Смех Ахундова был едким и убийственным. Но то, что он описывал, было далеко не смешным. Фанатизм, суеверие, отсталость могли вызвать только слезы у человека, беззаветно преданного своему народу, мечтающего о его светлых и счастливых днях. Но Ахундов не только мечтал, он действовал, боролся, любил и ненавидел. В его ненависти к окружающей жизни была безграничная любовь к родному народу, желание уничтожить все то, что мешало его прогрессу и освобождению. А смех был могучим оружием борьбы. Ахундов показывает зло, идиотизм окружающей жизни. Он снимал покровы с "темного царства", помогал осознать невозможность дальнейшего существования страшных уродств и контрастов, порожденных феодальной действительностью.

Ахундов ввел в поле зрения читателя почти все социальные сословия своего времени. Гаджи Керим — золотых дел мастер, Ага-Заман — знахарь, Молл а-Салман — духовный служитель, Мешади Джаббар — купец, Сафар-бек — помещик.
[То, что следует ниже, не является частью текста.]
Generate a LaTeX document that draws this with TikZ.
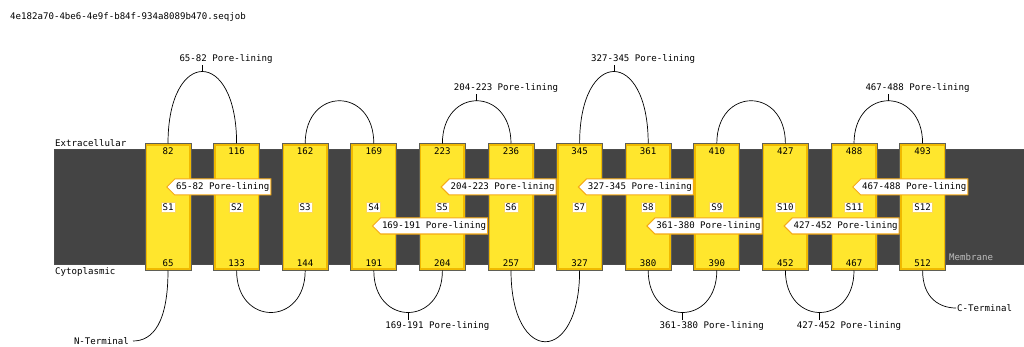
\documentclass[tikz,border=0pt]{standalone}
\usepackage{fontspec}
\newfontfamily\seqfont{DejaVu Sans Mono}
\usepackage{tikz}
\usetikzlibrary{positioning,calc,shapes,shapes.symbols}

\definecolor{helixfill}{RGB}{255,230,45}
\definecolor{helixrim}{RGB}{240,185,0}
\definecolor{helixedge}{RGB}{95,95,85}
\definecolor{bandfill}{RGB}{68,68,68}
\definecolor{tagedge}{RGB}{245,170,20}
\definecolor{segedge}{RGB}{250,215,90}
\definecolor{membranetext}{RGB}{190,190,190}

\begin{document}
\begin{tikzpicture}[
    x=1pt, y=-1pt,
    font=\seqfont\fontsize{9.1}{10}\selectfont,
    helix/.style={rectangle, draw=helixedge, line width=1pt, fill=helixfill, minimum width=46pt, minimum height=126pt, inner sep=0pt,
        path picture={\draw[helixrim, line width=4pt] (path picture bounding box.south west) rectangle (path picture bounding box.north east);}},
    num/.style={inner sep=1pt},
    segbox/.style={rectangle, draw=segedge, fill=white, line width=0.8pt, inner sep=1.5pt},
    poretag/.style={signal, signal to=west, signal pointer angle=90, draw=tagedge, fill=white, line width=1pt, anchor=west, minimum height=16pt, inner xsep=1.5pt, inner ysep=1pt},
    looplabel/.style={inner sep=1pt, anchor=west},
    loopline/.style={line width=0.7pt, black},
    sidetext/.style={inner sep=0pt, anchor=west}
    ]
    \useasboundingbox (0,0) rectangle (1024,347);

    %Title
    \node[sidetext] (title) at (10,17) {4e182a70-4be6-4e9f-b84f-934a8089b470.seqjob};

    %Membrane
    \draw[draw=black!70, fill=bandfill, line width=0.8pt] (54,149) rectangle (1024,264);
    \node[sidetext] (extra) at (55,143) {Extracellular};
    \node[sidetext] (cyto) at (55,272) {Cytoplasmic};
    \node[sidetext, text=membranetext] (memb) at (949,257) {Membrane};

    %Helices
    \foreach \n/\x/\t/\b in {1/168/82/65, 2/236.6/116/133, 3/305.2/162/144, 4/373.8/169/191, 5/442.4/223/204, 6/511/236/257,
                             7/579.6/345/327, 8/648.2/361/380, 9/716.8/410/390, 10/785.4/427/452, 11/854/488/467, 12/922.6/493/512}{
        \node[helix]  (s\n) at (\x,207) {};
        \node[num]    (t\n) at (\x,151) {\t};
        \node[num]    (b\n) at (\x,263) {\b};
        \node[segbox] (g\n) at (\x,207) {S\n};
    }

    %Extracellular loops
    \draw[loopline] (s1.north)  .. controls +(0,-96) and +(0,-96) .. (s2.north);
    \draw[loopline] (s3.north)  .. controls +(0,-57) and +(0,-57) .. (s4.north);
    \draw[loopline] (s5.north)  .. controls +(0,-57) and +(0,-57) .. (s6.north);
    \draw[loopline] (s7.north)  .. controls +(0,-96) and +(0,-96) .. (s8.north);
    \draw[loopline] (s9.north)  .. controls +(0,-57) and +(0,-57) .. (s10.north);
    \draw[loopline] (s11.north) .. controls +(0,-57) and +(0,-57) .. (s12.north);

    %Cytoplasmic loops
    \draw[loopline] (s2.south)  .. controls +(0,56) and +(0,56) .. (s3.south);
    \draw[loopline] (s4.south)  .. controls +(0,56) and +(0,56) .. (s5.south);
    \draw[loopline] (s6.south)  .. controls +(0,95) and +(0,95) .. (s7.south);
    \draw[loopline] (s8.south)  .. controls +(0,56) and +(0,56) .. (s9.south);
    \draw[loopline] (s10.south) .. controls +(0,56) and +(0,56) .. (s11.south);

    %Loop labels
    \coordinate (k1) at (202.3,72);
    \coordinate (k5) at (476.7,101);
    \coordinate (k7) at (613.9,72);
    \coordinate (k11) at (888.3,101);
    \coordinate (k4) at (408.1,312);
    \coordinate (k8) at (682.5,312);
    \coordinate (k10) at (819.7,312);
    \node[looplabel] (l1)  at (178.3,59)  {65-82 Pore-lining};
    \node[looplabel] (l5)  at (452.7,88)  {204-223 Pore-lining};
    \node[looplabel] (l7)  at (589.9,59)  {327-345 Pore-lining};
    \node[looplabel] (l11) at (864.3,88)  {467-488 Pore-lining};
    \node[looplabel] (l4)  at (384.1,326) {169-191 Pore-lining};
    \node[looplabel] (l8)  at (658.5,326) {361-380 Pore-lining};
    \node[looplabel] (l10) at (795.7,326) {427-452 Pore-lining};
    \draw[loopline] (k1) -- (k1 |- l1.south);
    \draw[loopline] (k5) -- (k5 |- l5.south);
    \draw[loopline] (k7) -- (k7 |- l7.south);
    \draw[loopline] (k11) -- (k11 |- l11.south);
    \draw[loopline] (k4) -- (k4 |- l4.north);
    \draw[loopline] (k8) -- (k8 |- l8.north);
    \draw[loopline] (k10) -- (k10 |- l10.north);

    %Termini
    \node[inner xsep=4pt, inner ysep=1pt, anchor=east] (nterm) at (133,341) {N-Terminal};
    \node[inner xsep=1pt, inner ysep=1pt, anchor=west] (cterm) at (956,308) {C-Terminal};
    \draw[loopline] (s1.south) .. controls +(0,52) and +(20,0) .. (nterm.east);
    \draw[loopline] (s12.south) .. controls +(0,28) and +(-16,0) .. (cterm.west);

    %Pore-lining tags
    \node[poretag] (p1)  at (166,187)   {65-82 Pore-lining};
    \node[poretag] (p4)  at (371.8,226) {169-191 Pore-lining};
    \node[poretag] (p5)  at (440.4,187) {204-223 Pore-lining};
    \node[poretag] (p7)  at (577.6,187) {327-345 Pore-lining};
    \node[poretag] (p8)  at (646.2,226) {361-380 Pore-lining};
    \node[poretag] (p10) at (783.4,226) {427-452 Pore-lining};
    \node[poretag] (p11) at (852,187)   {467-488 Pore-lining};
\end{tikzpicture}
\end{document}
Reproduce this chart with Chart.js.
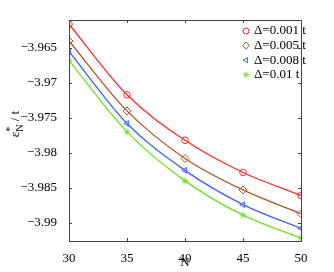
<!DOCTYPE html>
<html>
<head>
<meta charset="utf-8">
<script src="https://cdn.jsdelivr.net/npm/chart.js@4"></script>
<style>
  html, body { margin: 0; padding: 0; background: #fff; }
  #wrap { width: 334px; height: 272px; }
</style>
</head>
<body>
<div id="wrap"><canvas id="energy_chart" width="334" height="272"></canvas></div>
<script>
// values
const nValues = [30, 35, 40, 45, 50];
const gap001 = [-3.9616, -3.9717, -3.9782, -3.9828, -3.9861];
const gap005 = [-3.9640, -3.9740, -3.9808, -3.9853, -3.9887];
const gap008 = [-3.9655, -3.9758, -3.9825, -3.9874, -3.9908];
const gap010 = [-3.9668, -3.9770, -3.9840, -3.9889, -3.9922];
const seriesLabels = ['Δ=0.001 t', 'Δ=0.005 t', 'Δ=0.008 t', 'Δ=0.01 t'];
const xTicks = [30, 35, 40, 45, 50];
const yTicks = [-3.99, -3.985, -3.98, -3.975, -3.97, -3.965];

const serif = '"Liberation Serif", "DejaVu Serif", serif';
const colors = ['#ff2b2b', '#b8522a', '#3f63ff', '#6fe020'];
const styles = ['circle', 'rectRot', 'triangle', 'star'];
const rotations = [0, 0, -90, 0];
const allSeries = [gap001, gap005, gap008, gap010];

const toPoints = arr => arr.map((v, i) => ({x: nValues[i], y: v}));

let datasets = allSeries.map((s, i) => ({
  label: seriesLabels[i],
  data: toPoints(s),
  borderColor: colors[i],
  borderWidth: 1.3,
  backgroundColor: 'transparent',
  pointStyle: styles[i],
  pointRotation: rotations[i],
  pointRadius: i == 1 ? 4 : 3.3,
  pointBorderWidth: 1,
  pointBorderColor: colors[i],
  cubicInterpolationMode: 'monotone'
}));

let fmt = v => {
  let s = String(+Math.abs(v).toFixed(3));
  return (v < 0 ? '\u2212' : '') + s;
};

let ctx = document.getElementById('energy_chart').getContext('2d');
let energy_chart = new Chart(ctx, {
  type: 'line',
  data: { datasets: datasets },
  options: {
    responsive: false,
    animation: false,
    events: [],
    layout: { padding: { top: 20, right: 33, left: 0, bottom: 0 } },
    plugins: { legend: { display: false }, tooltip: { enabled: false } },
    scales: {
      x: {
        type: 'linear',
        min: 30, max: 50,
        grid: { display: false },
        border: { display: false },
        afterBuildTicks: s => { s.ticks = xTicks.map(v => ({value: v})); },
        afterFit: s => { s.height = 31; },
        ticks: { color: '#000', font: { family: serif, size: 13 }, padding: 2, maxRotation: 0 }
      },
      y: {
        min: -3.9926, max: -3.961,
        grid: { display: false },
        border: { display: false },
        afterBuildTicks: s => { s.ticks = yTicks.map(v => ({value: v})); },
        afterFit: s => { s.width = 69; },
        ticks: { color: '#000', font: { family: serif, size: 13 }, padding: 4, callback: v => fmt(v) }
      }
    }
  },
  plugins: [{
    id: 'frame',
    afterDraw: function (chart) {
      let c = chart.ctx, a = chart.chartArea;
      let sx = chart.scales.x, sy = chart.scales.y;
      c.save();
      c.strokeStyle = '#444';
      c.lineWidth = 1;
      c.strokeRect(Math.round(a.left) + 0.5, Math.round(a.top) + 0.5,
                   Math.round(a.right - a.left), Math.round(a.bottom - a.top));
      c.beginPath();
      xTicks.forEach(v => {
        let px = Math.round(sx.getPixelForValue(v)) + 0.5;
        c.moveTo(px, a.bottom); c.lineTo(px, a.bottom - 3);
        c.moveTo(px, a.top); c.lineTo(px, a.top + 3);
      });
      yTicks.forEach(v => {
        let py = Math.round(sy.getPixelForValue(v)) + 0.5;
        c.moveTo(a.left, py); c.lineTo(a.left + 3, py);
        c.moveTo(a.right, py); c.lineTo(a.right - 3, py);
      });
      c.stroke();

      // legend inside the plot
      c.font = '13px ' + serif;
      c.textBaseline = 'middle';
      c.fillStyle = '#000';
      seriesLabels.forEach((lab, i) => {
        let y = 31 + i * 14.6;
        c.strokeStyle = colors[i];
        c.fillStyle = 'transparent';
        c.lineWidth = 1;
        Chart.helpers.drawPoint(c, {
          pointStyle: styles[i], rotation: rotations[i],
          radius: i == 1 ? 3.5 : 3, borderWidth: 1
        }, 246, y);
        c.fillStyle = '#000';
        c.textAlign = 'left';
        c.fillText(lab, 254, y);
      });

      // axis titles
      c.textAlign = 'center';
      c.fillText('N', (a.left + a.right) / 2, 263);
      c.translate(16, 124);
      c.rotate(-Math.PI / 2);
      c.textAlign = 'left';
      let w1 = c.measureText('ε').width;
      c.font = '10px ' + serif;
      let wN = c.measureText('N').width;
      c.font = '13px ' + serif;
      let w2 = c.measureText(' / t').width;
      let start = -(w1 + wN + w2) / 2;
      c.fillText('ε', start, 0);
      c.font = '10px ' + serif;
      c.fillText('*', start + w1, -6);
      c.fillText('N', start + w1, 4);
      c.font = '13px ' + serif;
      c.fillText(' / t', start + w1 + wN, 0);
      c.restore();
    }
  }]
});
</script>
</body>
</html>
Все они легкомысленно поверили лживым словам пройдохи Ибрагим-Халила, якобы нашедшего философский камень, "один золотник которого, примешанный к пуду расплавленной меди, обращает его в чистое золото". К шарлатану, именующему себя моллой, потянулись все жаждущие без труда приобрести большое богатство.
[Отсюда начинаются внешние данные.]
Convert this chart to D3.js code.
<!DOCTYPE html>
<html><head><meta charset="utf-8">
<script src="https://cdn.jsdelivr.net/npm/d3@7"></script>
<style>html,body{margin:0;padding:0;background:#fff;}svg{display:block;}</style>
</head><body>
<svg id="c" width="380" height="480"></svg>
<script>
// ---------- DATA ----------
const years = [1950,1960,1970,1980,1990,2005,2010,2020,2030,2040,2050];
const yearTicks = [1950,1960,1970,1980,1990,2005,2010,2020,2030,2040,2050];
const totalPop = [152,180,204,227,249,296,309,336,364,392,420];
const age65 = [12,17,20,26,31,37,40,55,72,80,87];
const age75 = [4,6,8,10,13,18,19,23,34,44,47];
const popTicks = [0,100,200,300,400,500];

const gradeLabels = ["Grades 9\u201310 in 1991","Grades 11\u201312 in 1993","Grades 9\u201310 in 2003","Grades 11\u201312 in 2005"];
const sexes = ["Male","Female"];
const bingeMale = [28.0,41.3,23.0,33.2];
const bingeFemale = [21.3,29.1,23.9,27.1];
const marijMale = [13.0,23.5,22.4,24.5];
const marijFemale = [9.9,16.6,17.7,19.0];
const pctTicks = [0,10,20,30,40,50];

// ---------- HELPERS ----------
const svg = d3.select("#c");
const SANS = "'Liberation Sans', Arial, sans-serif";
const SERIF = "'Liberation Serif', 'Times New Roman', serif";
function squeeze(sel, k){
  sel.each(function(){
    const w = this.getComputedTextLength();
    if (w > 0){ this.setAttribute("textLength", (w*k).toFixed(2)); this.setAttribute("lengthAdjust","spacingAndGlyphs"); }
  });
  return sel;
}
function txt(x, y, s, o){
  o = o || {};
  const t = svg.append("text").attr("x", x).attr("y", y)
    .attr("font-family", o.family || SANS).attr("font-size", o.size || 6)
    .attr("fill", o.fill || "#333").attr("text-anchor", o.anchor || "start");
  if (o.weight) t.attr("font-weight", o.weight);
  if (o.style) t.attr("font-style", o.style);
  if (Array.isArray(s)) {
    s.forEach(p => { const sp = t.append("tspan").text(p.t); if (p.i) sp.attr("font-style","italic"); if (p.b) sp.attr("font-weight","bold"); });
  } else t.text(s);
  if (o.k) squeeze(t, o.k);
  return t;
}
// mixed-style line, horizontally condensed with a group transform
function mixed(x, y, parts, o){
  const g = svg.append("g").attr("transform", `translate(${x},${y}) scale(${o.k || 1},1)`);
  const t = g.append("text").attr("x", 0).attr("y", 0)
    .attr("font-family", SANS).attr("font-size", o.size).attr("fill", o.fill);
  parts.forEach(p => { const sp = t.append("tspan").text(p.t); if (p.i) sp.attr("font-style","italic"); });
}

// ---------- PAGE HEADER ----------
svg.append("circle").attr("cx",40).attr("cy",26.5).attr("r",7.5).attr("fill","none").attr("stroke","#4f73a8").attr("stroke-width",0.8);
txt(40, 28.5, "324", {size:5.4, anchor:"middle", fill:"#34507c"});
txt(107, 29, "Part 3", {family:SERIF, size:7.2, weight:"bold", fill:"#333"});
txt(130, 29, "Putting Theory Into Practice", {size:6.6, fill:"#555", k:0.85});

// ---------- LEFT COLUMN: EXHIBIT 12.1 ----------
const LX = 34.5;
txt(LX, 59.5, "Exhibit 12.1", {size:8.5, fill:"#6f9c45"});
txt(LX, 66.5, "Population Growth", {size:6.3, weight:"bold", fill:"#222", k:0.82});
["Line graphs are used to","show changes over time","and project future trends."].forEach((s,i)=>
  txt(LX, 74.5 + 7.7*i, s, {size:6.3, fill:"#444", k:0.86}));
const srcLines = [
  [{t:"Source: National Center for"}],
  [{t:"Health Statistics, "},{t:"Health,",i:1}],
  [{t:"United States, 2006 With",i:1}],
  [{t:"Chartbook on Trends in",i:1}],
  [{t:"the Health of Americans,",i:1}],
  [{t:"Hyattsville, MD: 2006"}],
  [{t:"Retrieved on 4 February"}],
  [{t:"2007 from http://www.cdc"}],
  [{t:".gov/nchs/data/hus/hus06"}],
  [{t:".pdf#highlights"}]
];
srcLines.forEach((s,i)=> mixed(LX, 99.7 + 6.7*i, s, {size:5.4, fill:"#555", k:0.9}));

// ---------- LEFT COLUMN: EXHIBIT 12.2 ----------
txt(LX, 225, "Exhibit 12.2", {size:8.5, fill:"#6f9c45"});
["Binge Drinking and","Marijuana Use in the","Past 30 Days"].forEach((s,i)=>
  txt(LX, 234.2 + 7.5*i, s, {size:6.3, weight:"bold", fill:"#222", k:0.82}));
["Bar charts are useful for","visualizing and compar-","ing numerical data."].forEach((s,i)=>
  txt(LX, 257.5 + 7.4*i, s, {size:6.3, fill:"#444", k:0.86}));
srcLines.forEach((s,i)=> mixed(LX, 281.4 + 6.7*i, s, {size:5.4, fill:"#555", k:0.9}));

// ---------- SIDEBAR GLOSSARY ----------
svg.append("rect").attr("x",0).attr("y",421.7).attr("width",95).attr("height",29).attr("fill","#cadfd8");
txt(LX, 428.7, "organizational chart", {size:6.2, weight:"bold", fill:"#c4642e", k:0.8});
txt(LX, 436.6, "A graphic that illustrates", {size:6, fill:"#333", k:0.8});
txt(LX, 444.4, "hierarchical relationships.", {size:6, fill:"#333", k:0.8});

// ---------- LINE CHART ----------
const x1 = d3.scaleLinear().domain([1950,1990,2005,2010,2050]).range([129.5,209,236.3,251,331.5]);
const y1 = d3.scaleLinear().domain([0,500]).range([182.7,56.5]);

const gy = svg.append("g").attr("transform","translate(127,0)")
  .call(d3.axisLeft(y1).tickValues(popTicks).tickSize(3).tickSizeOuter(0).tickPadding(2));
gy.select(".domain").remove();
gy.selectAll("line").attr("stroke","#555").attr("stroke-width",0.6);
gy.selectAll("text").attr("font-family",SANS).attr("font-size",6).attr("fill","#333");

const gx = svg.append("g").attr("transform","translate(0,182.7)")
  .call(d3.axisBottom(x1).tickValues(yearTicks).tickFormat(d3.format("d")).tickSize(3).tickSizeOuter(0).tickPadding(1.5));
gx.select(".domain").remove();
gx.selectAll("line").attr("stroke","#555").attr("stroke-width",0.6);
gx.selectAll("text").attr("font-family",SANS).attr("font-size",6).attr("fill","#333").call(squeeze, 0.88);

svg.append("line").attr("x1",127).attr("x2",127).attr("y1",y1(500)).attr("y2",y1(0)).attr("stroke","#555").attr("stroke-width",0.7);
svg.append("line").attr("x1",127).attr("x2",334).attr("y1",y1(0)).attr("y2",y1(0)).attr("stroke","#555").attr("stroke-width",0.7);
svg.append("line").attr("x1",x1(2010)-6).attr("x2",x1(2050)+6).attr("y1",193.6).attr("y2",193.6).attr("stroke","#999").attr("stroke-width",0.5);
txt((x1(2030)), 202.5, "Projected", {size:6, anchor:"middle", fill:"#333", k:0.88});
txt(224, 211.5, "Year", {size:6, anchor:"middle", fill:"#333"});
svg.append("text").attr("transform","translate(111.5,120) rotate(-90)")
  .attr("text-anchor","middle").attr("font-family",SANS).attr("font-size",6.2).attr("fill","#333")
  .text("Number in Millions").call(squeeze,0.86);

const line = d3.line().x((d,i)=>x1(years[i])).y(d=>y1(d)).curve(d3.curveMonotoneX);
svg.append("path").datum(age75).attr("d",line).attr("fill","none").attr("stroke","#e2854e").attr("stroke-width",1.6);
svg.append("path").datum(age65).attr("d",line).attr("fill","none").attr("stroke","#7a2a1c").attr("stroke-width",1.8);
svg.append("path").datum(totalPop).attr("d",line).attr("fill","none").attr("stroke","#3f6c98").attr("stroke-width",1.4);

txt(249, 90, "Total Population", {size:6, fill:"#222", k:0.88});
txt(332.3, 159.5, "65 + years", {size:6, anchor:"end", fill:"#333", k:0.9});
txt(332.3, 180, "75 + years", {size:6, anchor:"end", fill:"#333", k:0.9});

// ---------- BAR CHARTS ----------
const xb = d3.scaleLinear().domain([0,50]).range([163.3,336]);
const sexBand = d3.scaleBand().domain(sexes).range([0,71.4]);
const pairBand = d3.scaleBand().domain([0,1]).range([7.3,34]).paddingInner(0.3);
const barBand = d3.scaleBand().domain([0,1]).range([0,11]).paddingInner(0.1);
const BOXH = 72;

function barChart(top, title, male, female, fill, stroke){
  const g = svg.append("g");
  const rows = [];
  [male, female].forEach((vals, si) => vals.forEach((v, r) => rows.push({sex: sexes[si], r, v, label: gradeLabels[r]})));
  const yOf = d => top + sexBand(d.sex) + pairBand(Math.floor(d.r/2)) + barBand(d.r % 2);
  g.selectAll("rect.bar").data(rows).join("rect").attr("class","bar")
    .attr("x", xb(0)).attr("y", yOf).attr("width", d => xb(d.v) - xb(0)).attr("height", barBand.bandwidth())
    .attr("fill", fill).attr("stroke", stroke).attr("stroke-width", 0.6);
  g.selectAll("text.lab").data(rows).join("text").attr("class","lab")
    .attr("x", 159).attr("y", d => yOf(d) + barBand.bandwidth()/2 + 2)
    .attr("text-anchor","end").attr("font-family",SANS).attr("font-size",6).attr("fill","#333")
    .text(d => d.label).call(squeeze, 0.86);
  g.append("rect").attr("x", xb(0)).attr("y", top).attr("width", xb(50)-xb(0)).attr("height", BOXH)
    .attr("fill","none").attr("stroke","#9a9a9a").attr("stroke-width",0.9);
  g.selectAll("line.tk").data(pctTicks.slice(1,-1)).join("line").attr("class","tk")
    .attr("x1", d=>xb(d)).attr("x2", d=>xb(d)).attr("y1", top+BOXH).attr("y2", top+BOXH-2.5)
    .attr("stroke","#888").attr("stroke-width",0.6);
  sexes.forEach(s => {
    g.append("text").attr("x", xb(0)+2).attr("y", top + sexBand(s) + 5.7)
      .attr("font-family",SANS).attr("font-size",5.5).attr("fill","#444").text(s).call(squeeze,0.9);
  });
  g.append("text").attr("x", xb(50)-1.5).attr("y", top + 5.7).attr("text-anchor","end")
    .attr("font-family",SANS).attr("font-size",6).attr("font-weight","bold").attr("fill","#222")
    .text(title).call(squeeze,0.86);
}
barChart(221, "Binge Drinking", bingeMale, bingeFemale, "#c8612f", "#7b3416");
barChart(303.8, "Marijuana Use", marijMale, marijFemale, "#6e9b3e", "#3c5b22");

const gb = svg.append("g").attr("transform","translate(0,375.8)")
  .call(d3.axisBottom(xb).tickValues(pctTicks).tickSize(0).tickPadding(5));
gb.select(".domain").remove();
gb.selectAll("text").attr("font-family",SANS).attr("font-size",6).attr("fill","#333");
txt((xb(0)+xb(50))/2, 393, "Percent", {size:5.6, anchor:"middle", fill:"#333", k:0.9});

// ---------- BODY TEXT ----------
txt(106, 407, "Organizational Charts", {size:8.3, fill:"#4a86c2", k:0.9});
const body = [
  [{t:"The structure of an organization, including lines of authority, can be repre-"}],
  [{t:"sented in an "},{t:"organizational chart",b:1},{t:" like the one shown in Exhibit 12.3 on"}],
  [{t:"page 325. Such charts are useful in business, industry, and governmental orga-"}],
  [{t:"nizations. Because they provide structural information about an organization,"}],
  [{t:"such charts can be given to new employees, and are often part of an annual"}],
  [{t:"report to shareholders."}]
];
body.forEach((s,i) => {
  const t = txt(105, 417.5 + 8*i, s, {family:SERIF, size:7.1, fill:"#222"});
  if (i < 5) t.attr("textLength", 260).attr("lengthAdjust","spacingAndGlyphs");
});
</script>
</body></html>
Золотых дел мастер мог бы жить своим трудом, но потерял доверие народа: никто не делал ему заказов, так как он более половины золота и серебра, которые ему приносили, крал, пополняя их вес медью и бронзой. Если бы он работал честно, то никогда бы не ощущал бедности. А теперь он готов отдать под залог свой сад, лишь бы разбогатеть при помощи философского камня.